On 1 May 2024, the boards of directors of Trinity and Touchstone announced that they had reached agreement on the terms of a recommended acquisition of the entire issued, and to be issued, share capital of Trinity by Touchstone (the "Acquisition") to be effected by means of a Court-sanctioned scheme of arrangement under Part 26 of the Companies Act 2006 (the "Scheme").
Capitalised terms used but not defined in this announcement have the meanings given to them in the shareholder circular relating to the Scheme published by Trinity on 24 May 2024 (the "Scheme Document"), unless the context requires otherwise.
On 21 June 2024, Trinity and Touchstone announced that the Minister had confirmed that the Acquisition did not require his consent to proceed and that, as a result, Condition 3(e) as set out in Part A of Part Three of the Scheme Document had been satisfied.
On 24 June 2024, Trinity announced that the requisite majorities of Scheme Shareholders voted in favour of the Scheme at the Court Meeting and the requisite majority of Trinity Shareholders voted in favour of the Resolution at the General Meeting to give effect to the Scheme by, among other things, amending the articles of association of Trinity.
Trinity and Touchstone are today pleased to announce that Heritage has provided its written consent to the Acquisition and has not exercised any pre-emptive rights under the JOAs. As a result, Conditions 3(c) and 3(d) as set out in Part A of Part Three of the Scheme Document have now been satisfied.

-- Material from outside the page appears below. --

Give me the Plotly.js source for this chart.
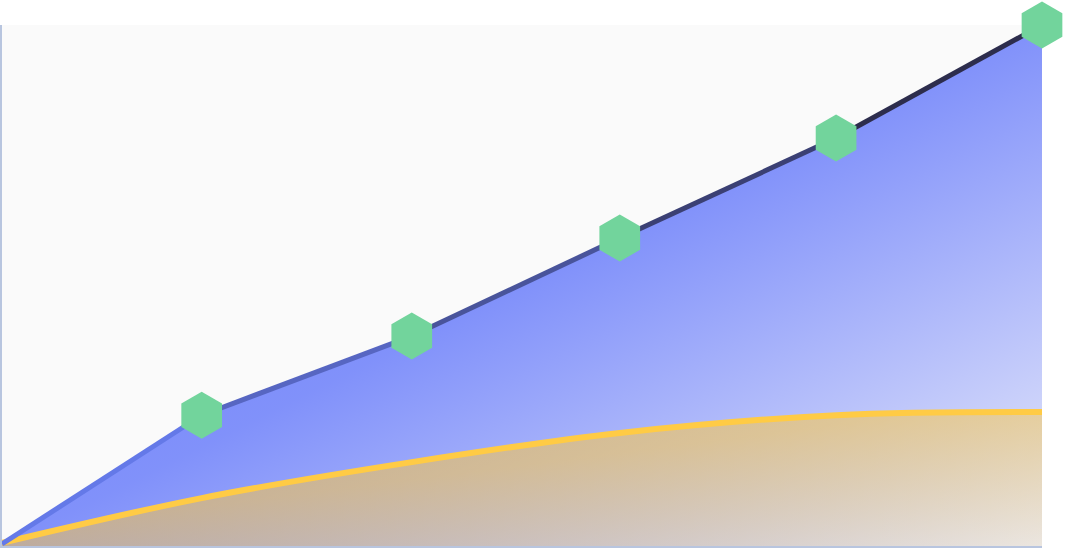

The Acquisition remains subject to the satisfaction or waiver (where capable of being waived) of the remaining Conditions to the Acquisition as set out in Part Three of the Scheme Document, including the approval of the Acquisition by the Trinidad and Tobago Commission, the Court's sanction of the Scheme at the Court Hearing and the delivery of a copy of the Court Order to the Registrar of Companies.
A further announcement will be made as soon as an update is available on satisfaction of the remaining Conditions.